SCOPE OF REPRESENTATION
(a) A lawyer shall abide by a client’s decisions concerning the on objectives of
representation, subject to sections (c), (d), and (e), and shall consult with the client as to the means by which they are to be pursued. A lawyer shall abide by a client’s decision whether to accept an offer of settlement of a matter. In a criminal case, the lawyer shall abide by the client’s decision, after consultation with the lawyer, as to a plea to be entered, whether to waive the jury trial and whether the client will testify.
(b) A lawyer’s representation of a client, including representation by appointment, does not constitute an endorsement of the client’s political, economic, social or moral view or activities.
(c) A lawyer may limit the objectives of the representation if the client consents after consultation
(d) A lawyer shall not counsel a client to engage, or assist a client in conduct that the lawyer know is criminal or fraudulent, but a lawyer may discuss the legal consequences of any proposed course of conduct with a client and may counsel or assist a client to make a good faith effort to determine the validity, scope, meaning or application of the law
(e) When a lawyer knows that a client expects assistance not permitted by the Rules of Professional Conduct or other law, the lawyer shall consult the client regarding the relevant limitations on the lawyer’s conduct.
A lawyer shall act with reasonable diligence and promptness in representing a client.
(b) A lawyer may reveal such confidences or secrets to the extent the lawyer reasonably believes necessary:
- To prevent the client from committing a crime; or
- To establish a claim or defense on behalf of the lawyer in a controversy between the lawyer and the client, to establish a defense to a criminal charge or civil claim against the lawyer based upon conduct in which the client was involved, to respond to allegations in any proceeding concerning the lawyer’s representation of the client, or pursuant to court order.
(c) A lawyer may reveal to the tribunal confidences or secrets which disclose any breach of fiduciary responsibility by a client who is a guardian, personal representative, receiver or other court appointed fiduciary.
CONFLICT OF INTEREST; GENERAL RULE
(a) A lawyer shall not represent a client if the representation of that client will be directly adverse to another client, unless:
The lawyer reasonably believes the representation will not adversely affect the relationship with the other client; and
Each client consents in writing after consultation and a full disclosure of the material facts (following authorization from the other client to make such a disclosure)
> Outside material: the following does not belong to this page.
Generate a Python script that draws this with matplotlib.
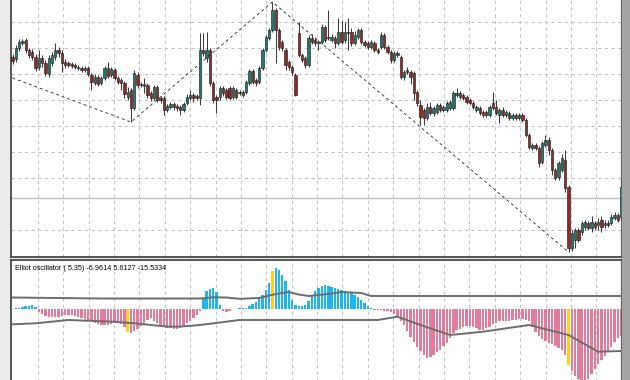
import matplotlib
matplotlib.use("Agg")
import matplotlib.pyplot as plt
from matplotlib.patches import Rectangle
import numpy as np

# price candles (arbitrary price units)
opens = [203, 201, 212, 217, 220, 210, 208, 203, 193, 202,
         197, 186, 197, 203, 210, 207, 198, 197, 196, 195,
         192, 192, 190, 192, 185, 177, 183, 177, 182, 192,
         185, 190, 182, 180, 177, 163, 170, 152, 185, 176,
         174, 175, 167, 162, 173, 162, 162, 150, 153, 156,
         154, 153, 150, 157, 162, 165, 164, 162, 210, 202,
         210, 177, 163, 163, 172, 170, 172, 163, 170, 167,
         168, 168, 177, 189, 180, 178, 192, 210, 222, 230,
         250, 230, 218, 210, 198, 193, 185, 227, 205, 202,
         195, 222, 220, 217, 218, 233, 223, 220, 222, 217,
         228, 220, 228, 228, 217, 223, 230, 218, 217, 213,
         217, 210, 213, 225, 213, 208, 200, 207, 203, 183,
         190, 188, 187, 168, 155, 150, 142, 153, 147, 148,
         155, 150, 150, 152, 152, 165, 167, 165, 163, 160,
         157, 150, 152, 148, 148, 145, 157, 153, 145, 150,
         145, 147, 142, 145, 142, 145, 140, 125, 112, 115,
         112, 98, 115, 120, 110, 90, 83, 90, 100, 73,
         12, 20, 30, 28, 33, 37, 32, 37, 35, 40,
         35, 37, 37, 42, 45, 43]
highs = [206, 215, 221, 221, 222, 212, 211, 206, 210, 205,
         200, 205, 208, 217, 213, 210, 201, 199, 198, 197,
         195, 194, 194, 194, 187, 186, 185, 184, 194, 198,
         193, 192, 184, 182, 179, 173, 172, 190, 188, 178,
         182, 177, 169, 175, 175, 164, 164, 156, 158, 158,
         156, 155, 158, 166, 170, 167, 166, 227, 227, 228,
         212, 179, 165, 174, 174, 172, 174, 174, 172, 170,
         170, 180, 191, 191, 182, 194, 212, 225, 232, 258,
         252, 232, 220, 212, 200, 195, 187, 238, 207, 204,
         225, 226, 222, 220, 236, 235, 250, 226, 224, 242,
         240, 238, 242, 232, 229, 232, 232, 220, 219, 220,
         219, 212, 228, 227, 215, 210, 209, 209, 205, 190,
         193, 190, 189, 170, 160, 152, 157, 158, 154, 157,
         157, 155, 159, 160, 169, 172, 169, 167, 165, 162,
         159, 155, 154, 150, 150, 155, 168, 160, 152, 153,
         150, 149, 147, 147, 147, 147, 142, 127, 117, 117,
         114, 119, 125, 123, 112, 92, 99, 106, 110, 75,
         30, 32, 32, 39, 40, 39, 44, 39, 42, 44,
         40, 40, 46, 48, 47, 82]
lows = [196, 198, 209, 215, 207, 202, 200, 189, 190, 193,
        184, 183, 194, 200, 203, 188, 192, 193, 192, 191,
        190, 188, 188, 184, 170, 175, 174, 175, 180, 182,
        183, 180, 176, 170, 162, 160, 138, 150, 172, 173,
        167, 162, 159, 160, 158, 157, 145, 148, 151, 150,
        149, 145, 148, 155, 160, 158, 160, 155, 204, 198,
        174, 157, 147, 160, 164, 161, 160, 161, 161, 165,
        163, 166, 175, 176, 174, 176, 190, 208, 220, 228,
        197, 210, 209, 190, 190, 185, 164, 203, 198, 192,
        193, 216, 214, 210, 216, 218, 220, 218, 212, 215,
        216, 217, 210, 214, 215, 221, 216, 213, 211, 211,
        208, 206, 211, 211, 206, 197, 198, 203, 181, 180,
        186, 176, 160, 154, 135, 135, 140, 145, 144, 146,
        148, 148, 148, 150, 150, 163, 161, 160, 156, 155,
        151, 148, 145, 143, 143, 143, 150, 145, 137, 143,
        143, 140, 140, 140, 140, 138, 123, 111, 110, 110,
        93, 96, 113, 105, 85, 80, 80, 88, 68, 8,
        9, 12, 18, 25, 30, 30, 28, 30, 30, 28,
        32, 33, 35, 40, 38, 40]
closes = [199, 212, 218, 219, 210, 205, 203, 192, 202, 197,
          187, 202, 205, 210, 207, 197, 195, 195, 194, 193,
          193, 190, 192, 186, 178, 183, 176, 182, 192, 184,
          191, 182, 178, 177, 166, 168, 152, 187, 175, 175,
          176, 165, 162, 173, 160, 160, 150, 154, 156, 153,
          152, 150, 156, 163, 165, 162, 162, 210, 207, 210,
          177, 160, 160, 172, 167, 163, 162, 172, 163, 168,
          165, 178, 189, 178, 177, 192, 210, 223, 230, 250,
          230, 213, 212, 195, 193, 188, 165, 205, 200, 195,
          222, 218, 217, 218, 233, 220, 222, 223, 217, 228,
          218, 228, 227, 217, 225, 230, 218, 215, 213, 218,
          210, 208, 225, 213, 208, 200, 207, 205, 183, 188,
          188, 183, 167, 157, 143, 142, 153, 147, 152, 155,
          150, 153, 157, 158, 167, 167, 163, 162, 158, 157,
          153, 153, 147, 145, 145, 153, 152, 147, 150, 145,
          148, 142, 145, 142, 145, 140, 125, 113, 115, 112,
          97, 117, 120, 110, 90, 82, 97, 102, 72, 12,
          27, 30, 20, 37, 38, 32, 38, 33, 38, 33,
          37, 35, 43, 45, 40, 73]

# zigzag swing points (bar index, price)
zz_idx = [0, 36, 79, 169]
zz_val = [182, 138, 258, 8]

# Elliot oscillator histogram, one value per bar
osc = [0.5, 1, 1.5, 2.3, 3, 3.7, 4, 2, -2.5, -4.5,
       -6.5, -7.5, -8, -8, -7.5, -7, -6, -5.7, -5.8, -6.5,
       -7.5, -9, -10, -11, -12, -13.5, -14.5, -15.5, -15.7, -15.7,
       -15, -12.5, -12.5, -14.5, -18, -23, -24, -21.5, -19.5, -17,
       -15, -11, -9, -11.5, -14, -16.5, -17.5, -18.5, -19, -19.7,
       -19.5, -18.5, -17, -14, -12, -8.5, -5.5, -1.7, 10, 18,
       20.5, 21, 17, 4, -1.5, -2.5, -2, 0.5, 0.5, 0.8,
       1, 1.5, 2.8, 5, 7.5, 11, 14.5, 19, 26, 38,
       41, 39, 34, 28, 19.5, 9, 4.5, 3, 3, 4.5,
       8.5, 13, 18, 21, 23, 24, 23.5, 22.5, 21.5, 20.5,
       19.5, 18.5, 17.5, 16.5, 14.5, 12, 9.5, 6, 3.5, 1.5,
       -0.8, -1, -1.2, -1.5, -2, -3, -5, -8, -12, -16,
       -22, -28, -33, -38, -42, -46, -49, -48, -45.5, -43,
       -40.5, -37, -33.5, -28.5, -24, -21, -19.5, -17.5, -16.5, -16.3,
       -17.5, -19, -20.3, -20.7, -19, -17.5, -15, -13.5, -12, -11.7,
       -11.7, -11.5, -11, -10.5, -9.5, -9.5, -10.5, -12, -18, -23,
       -27, -30, -32, -33.5, -35, -36.5, -38.5, -41, -46, -55.7,
       -62, -66.5, -70, -71, -71, -70, -65, -60, -55, -51,
       -47, -43, -38, -33, -29, -27]
signal_bars = [35, 79, 169]  # yellow bars

# upper / lower band lines (bar index, value)
upper_idx = [0, 27, 57, 61, 65, 69, 75, 80, 84, 87, 90, 96, 100, 106, 109, 185]
upper_val = [11.8, 10.8, 10.8, 12.0, 11.8, 10.5, 11.3, 15.3, 17.3, 14.8,
             13.3, 15.3, 17.3, 16.3, 13.3, 13.3]
lower_idx = [0, 7, 17, 30, 37, 47, 51, 57, 69, 111, 117, 124, 133, 143,
             157, 169, 178, 185]
lower_val = [-15, -14, -10.7, -12.3, -14, -17.3, -17.3, -15.7, -10.7, -10.7,
             -7.4, -15.7, -25.7, -22.4, -15.7, -25.7, -42.4, -41.7]

label = "Elliot oscillator ( 5,35) -6.9614 5.6127 -15.5334"

W, H = 630, 380
fig = plt.figure(figsize=(6.3, 3.8), dpi=100, facecolor="#ececec")
fig.patches.append(Rectangle((622 / W, 0), 8 / W, 1, transform=fig.transFigure,
                             color="#a4a4a4", zorder=0))

ax = fig.add_axes([11 / W, 1 - 257 / H, 611 / W, 259 / H])
osc_ax = fig.add_axes([11 / W, 1 - 383 / H, 611 / W, 123 / H])

x = np.arange(len(opens))
o = np.array(opens, float)
c = np.array(closes, float)
up = c >= o

grid_x = 7.66 + 7.72 * np.arange(23)
grid_kw = dict(color="#c4c4c4", lw=0.8, ls=(0, (3, 3)))

for a in (ax, osc_ax):
    a.set_facecolor("white")
    a.set_xlim(-0.46, 185.26)
    a.set_xticks(grid_x)
    a.tick_params(length=0, labelbottom=False, labelleft=False)
    a.grid(axis="x", **grid_kw)
    a.set_axisbelow(True)
    for s in a.spines.values():
        s.set_color("#3a3a3a")
        s.set_linewidth(1.2)
    a.spines["right"].set_color("#555555")
    a.spines["right"].set_linewidth(1.6)

# main price panel
ax.set_ylim(3, 262)
ax.set_yticks([238, 212, 186, 160, 134, 108, 82, 30])
ax.grid(axis="y", **grid_kw)
ax.spines["top"].set_visible(False)
ax.axhline(62, color="#c0c0c0", lw=1.0, zorder=1)

ax.plot(zz_idx, zz_val, color="#404040", lw=0.7, ls=(0, (3, 3)), zorder=2)
ax.vlines(x, lows, highs, color="#3c3c3c", lw=0.75, zorder=3)
body_h = np.maximum(np.abs(c - o), 0.8)
ax.bar(x, body_h, bottom=np.minimum(o, c), width=0.7,
       color=np.where(up, "#1f7a68", "#8e2a2a"), edgecolor="#111111",
       linewidth=0.4, zorder=4)

# oscillator panel
osc_ax.set_ylim(-73.7, 49.3)
osc_ax.set_yticks([])
osc_ax.spines["bottom"].set_visible(False)
vals = np.array(osc, float)
cols = np.where(vals >= 0, "#1cb6ee", "#e27c9c").astype(object)
cols[signal_bars] = "#ffd21a"
osc_ax.bar(x, vals, width=0.72, color=list(cols), linewidth=0, zorder=2)
osc_ax.plot(upper_idx, upper_val, color="#6c6c6c", lw=1.4, zorder=3)
osc_ax.plot(lower_idx, lower_val, color="#6c6c6c", lw=1.4, zorder=3)
osc_ax.text(0.0065, 0.927, label, transform=osc_ax.transAxes, va="center",
            ha="left", fontsize=5.2, family="Liberation Sans", color="black")

fig.savefig("out.png", dpi=100, facecolor=fig.get_facecolor())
(b) A lawyer shall not represent a client if the representation of that client may be materially limited by the lawyer’s responsibilities to another client or to a third person, or by the lawyer’s own interests, unless:
- A lawyer reasonably believes the representation will not be adversely affected; and
- The client consents in writing believes after consultation and a full disclosure of the material facts (following authorization from the other client to make such a disclosure). When representation of multiple clients in a single matter is undertaken, the consultation shall include explanation of the implications of the common representation and the advantage and risks involved.
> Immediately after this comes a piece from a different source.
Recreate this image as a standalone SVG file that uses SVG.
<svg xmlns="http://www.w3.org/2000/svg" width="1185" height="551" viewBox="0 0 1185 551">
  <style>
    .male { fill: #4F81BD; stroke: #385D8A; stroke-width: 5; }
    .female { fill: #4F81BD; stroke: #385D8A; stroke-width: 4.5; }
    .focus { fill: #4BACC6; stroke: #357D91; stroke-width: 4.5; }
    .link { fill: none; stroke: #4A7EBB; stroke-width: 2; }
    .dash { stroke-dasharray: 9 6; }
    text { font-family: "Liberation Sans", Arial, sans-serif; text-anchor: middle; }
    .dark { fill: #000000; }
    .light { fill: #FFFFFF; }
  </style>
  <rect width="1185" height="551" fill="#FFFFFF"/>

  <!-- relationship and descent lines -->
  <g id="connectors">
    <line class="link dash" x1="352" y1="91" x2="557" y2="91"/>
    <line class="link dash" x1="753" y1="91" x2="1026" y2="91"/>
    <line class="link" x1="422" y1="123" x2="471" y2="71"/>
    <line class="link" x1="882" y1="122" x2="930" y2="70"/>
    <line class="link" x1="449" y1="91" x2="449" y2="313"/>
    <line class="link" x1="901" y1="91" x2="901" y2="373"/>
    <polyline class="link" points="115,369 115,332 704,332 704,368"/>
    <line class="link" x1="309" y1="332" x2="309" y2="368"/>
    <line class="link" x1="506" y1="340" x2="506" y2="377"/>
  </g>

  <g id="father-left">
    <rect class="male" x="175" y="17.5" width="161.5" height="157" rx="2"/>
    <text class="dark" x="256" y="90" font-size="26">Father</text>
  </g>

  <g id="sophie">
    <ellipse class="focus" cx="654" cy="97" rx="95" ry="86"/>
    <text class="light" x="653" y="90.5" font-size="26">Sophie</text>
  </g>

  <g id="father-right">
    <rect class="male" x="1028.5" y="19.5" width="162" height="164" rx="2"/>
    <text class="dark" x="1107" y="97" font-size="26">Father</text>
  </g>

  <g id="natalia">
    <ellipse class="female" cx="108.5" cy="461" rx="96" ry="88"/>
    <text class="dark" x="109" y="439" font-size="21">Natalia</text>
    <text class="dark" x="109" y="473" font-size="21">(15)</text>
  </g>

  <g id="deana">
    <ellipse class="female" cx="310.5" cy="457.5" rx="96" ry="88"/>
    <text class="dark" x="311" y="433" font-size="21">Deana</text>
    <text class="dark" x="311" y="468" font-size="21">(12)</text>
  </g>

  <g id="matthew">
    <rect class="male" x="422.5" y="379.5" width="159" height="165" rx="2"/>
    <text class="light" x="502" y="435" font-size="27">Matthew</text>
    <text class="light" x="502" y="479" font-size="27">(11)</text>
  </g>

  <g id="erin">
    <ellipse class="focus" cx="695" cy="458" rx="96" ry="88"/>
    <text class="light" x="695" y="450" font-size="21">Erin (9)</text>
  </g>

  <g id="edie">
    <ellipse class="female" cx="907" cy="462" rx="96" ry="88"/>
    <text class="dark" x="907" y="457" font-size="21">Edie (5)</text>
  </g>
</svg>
CONFLICT IF INTERESRT; PROHIBITED TRANSACTIONS; CURRENT CLIENT
A lawyer who is representing a client in a matter:
The Foundation shall prepare an annual report to the Supreme Court of Washington that summarizes the Foundation’s income, grants and operating expenses,
implementation of its corporate purposes, and any problems arising in the administration of the program establishes by section (c) of this rule.
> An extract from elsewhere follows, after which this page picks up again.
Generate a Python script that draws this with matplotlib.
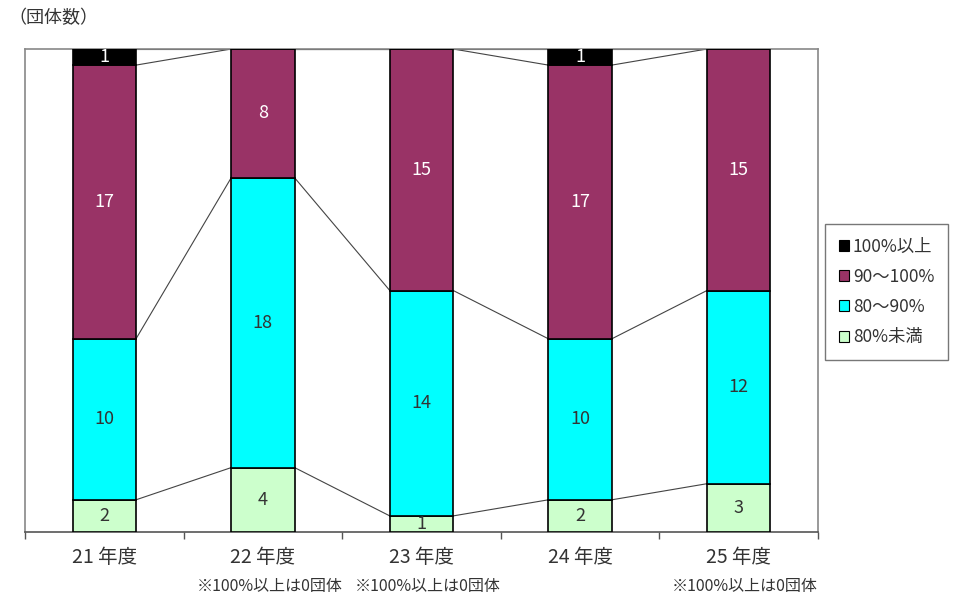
import matplotlib
matplotlib.use("Agg")
import matplotlib.pyplot as plt
from matplotlib.patches import Patch
import numpy as np

plt.rcParams['font.family'] = ['Noto Sans CJK JP', 'DejaVu Sans']

categories = ["21 年度", "22 年度", "23 年度", "24 年度", "25 年度"]
notes = ["", "※100%以上は0団体", "※100%以上は0団体", "", "※100%以上は0団体"]
series_names = ["80%未満", "80〜90%", "90〜100%", "100%以上"]
under80 = [2, 4, 1, 2, 3]
r80_90 = [10, 18, 14, 10, 12]
r90_100 = [17, 8, 15, 17, 15]
over100 = [1, 0, 0, 1, 0]

colors = ["#CCFFCC", "#00FFFF", "#993366", "#000000"]
text_colors = ["#333333", "#333333", "#FFFFFF", "#FFFFFF"]

fig = plt.figure(figsize=(9.65, 5.96), dpi=100)
ax = fig.add_axes([25/965, 1-532/596, (818-25)/965, (532-49)/596])

x = np.arange(len(categories))
w = 0.40
data = [under80, r80_90, r90_100, over100]
bottom = np.zeros(len(categories))
tops = []
for vals, c, tc in zip(data, colors, text_colors):
    vals = np.array(vals, dtype=float)
    ax.bar(x, vals, w, bottom=bottom, color=c, edgecolor="black", linewidth=1.2, zorder=3)
    for xi, v, b in zip(x, vals, bottom):
        if v > 0:
            ax.text(xi, b + v/2, f"{int(v)}", ha="center", va="center", fontsize=13,
                    color=tc, zorder=4)
    bottom = bottom + vals
    tops.append(bottom.copy())

# series lines
for t in tops:
    for i in range(len(categories)-1):
        ax.plot([x[i] + w/2, x[i+1] - w/2], [t[i], t[i+1]], color="#444444",
                linewidth=0.8, zorder=2)

ax.set_xlim(-0.5, len(categories) - 0.5)
ax.set_ylim(0, 30)
ax.set_yticks([])
ax.set_xticks(np.arange(-0.5, len(categories)), minor=False)
ax.set_xticklabels([])
ax.tick_params(axis='x', length=5, width=1, color="#555555", direction='out')
for sp in ["top", "left", "right"]:
    ax.spines[sp].set_color("#888888")
    ax.spines[sp].set_linewidth(1.2)
ax.spines["bottom"].set_color("#555555")
ax.spines["bottom"].set_linewidth(1.2)

for xi, lab, nt in zip(x, categories, notes):
    ax.text(xi, -0.052, lab, transform=ax.get_xaxis_transform(), ha="center", va="center",
            fontsize=14, color="#333333")
    if nt:
        ax.text(xi + 0.04, -0.112, nt, transform=ax.get_xaxis_transform(), ha="center",
                va="center", fontsize=11.5, color="#333333")

fig.text(8/965, 1-18/596, "（団体数）", ha="left", va="center", fontsize=13, color="#333333")

handles = [Patch(facecolor=c, edgecolor="black", linewidth=0.8) for c in colors[::-1]]
leg = fig.legend(handles, series_names[::-1], loc="center left",
                 bbox_to_anchor=(825/965, 1-292/596), frameon=True, fancybox=False,
                 fontsize=12.5, handlelength=0.6, handleheight=0.6, handletextpad=0.2,
                 labelspacing=0.7, borderpad=0.8, borderaxespad=0.0, labelcolor="#333333")
leg.get_frame().set_edgecolor("#555555")
leg.get_frame().set_linewidth(1.0)

fig.savefig("out.png", dpi=100)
The provisions of section (c) shall not relieve a lawyer or law firm from any obligation imposed by these rules with respect to safe keeping of clients’ funds, including the requirements of section (b) that a lawyer shall prompt notify a client of the receipt of his or her funds and shall promptly pay or deliver to the client is entitled to receive.
(d) Escrow and other funds held by a lawyer incident to the closing of nay real estate or personal property transaction are client funds subject to this rule regardless of whether the lawyer, the law firm, or the parties view the funds as belonging to clients or nonclients.
Comment by the Court
Escrow or other funds incident to the closing of real personal property transactions are subject to this rule regardless of whether the lawyer views the funds as belonging to clients.
DECLINING OR TERMINATING REPRESENTATION
(a) Except as stated in section (c), a lawyer shall not represent a client or where
representation has commenced, shall not withstanding RCW 2.44.040, withdrawal from the representation of a client if:
The representation will result in violation of the Rules of Professional Conduct or
the other law;
The lawyer’s physical or mental condition materially impairs his ability to
represent the client; or
The lawyer is discharged.
(b) Except as stated in section (c), a lawyer may withdraw from representing a client
if withdrawal can be accomplished without material adverse effect on the interests of the client, or if:
The client persists in a course of action involving the lawyer’s services that the
lawyer reasonably believes is criminal or fraudulent;
The client has used the lawyer’s services to perpetrate a crime or fraud;
The client insists upon pursuing an objective that the lawyer considers repugnant
The client fails substantially to fulfill an obligation to the lawyer considers
regarding the lawyer’s services and has been given reasonable warning that the lawyer will withdraw unless the obligation is fulfilled;
The representation will result in an unreasonable financial burden on the lawyer
or has been rendered unreasonably difficult by the client; or
Other good cause for withdrawal exists.
(c) When ordered to do so by a tribunal, a lawyer shall continue representation notwithstanding good cause for terminating the representation.
(d) A lawyer shall take steps to the extent reasonably practicable to protect a client’s interests, such as giving reasonable notice to the client, allowing time employment of other counsel, surrendering papers and property to which the client is entitled and refunding any advance payment of fee that has been earned. The lawyer may retain papers relating to the client to the extent permitted by other law.
In representing a client, a lawyer shall exercise independent professional judgment and render candid advice. In rendering advice, a lawyer may refer not only to law but to other considerations such as moral economic, social and political factors, that may be relevant to the client’s situation.
(a) A lawyer may act as a intermediary between clients if:
The lawyer consults with each client concerning the implications involved, and the effect on the attorney-client privileges, and obtains each client’s written consent to the common representation;
The lawyer reasonably believes that the matter can be resolved on terms compatible with the clients’ best interests, that each client will be able to make adequately informed decisions in the matter and that there is little risk of material prejudice to the interest of any of the clients if the contemplated resolution is unsuccessful; and
- The lawyer reasonably believes that the common representation can be undertaken
impartially and without improper effect on other responsibilities the lawyer has to any of the clients.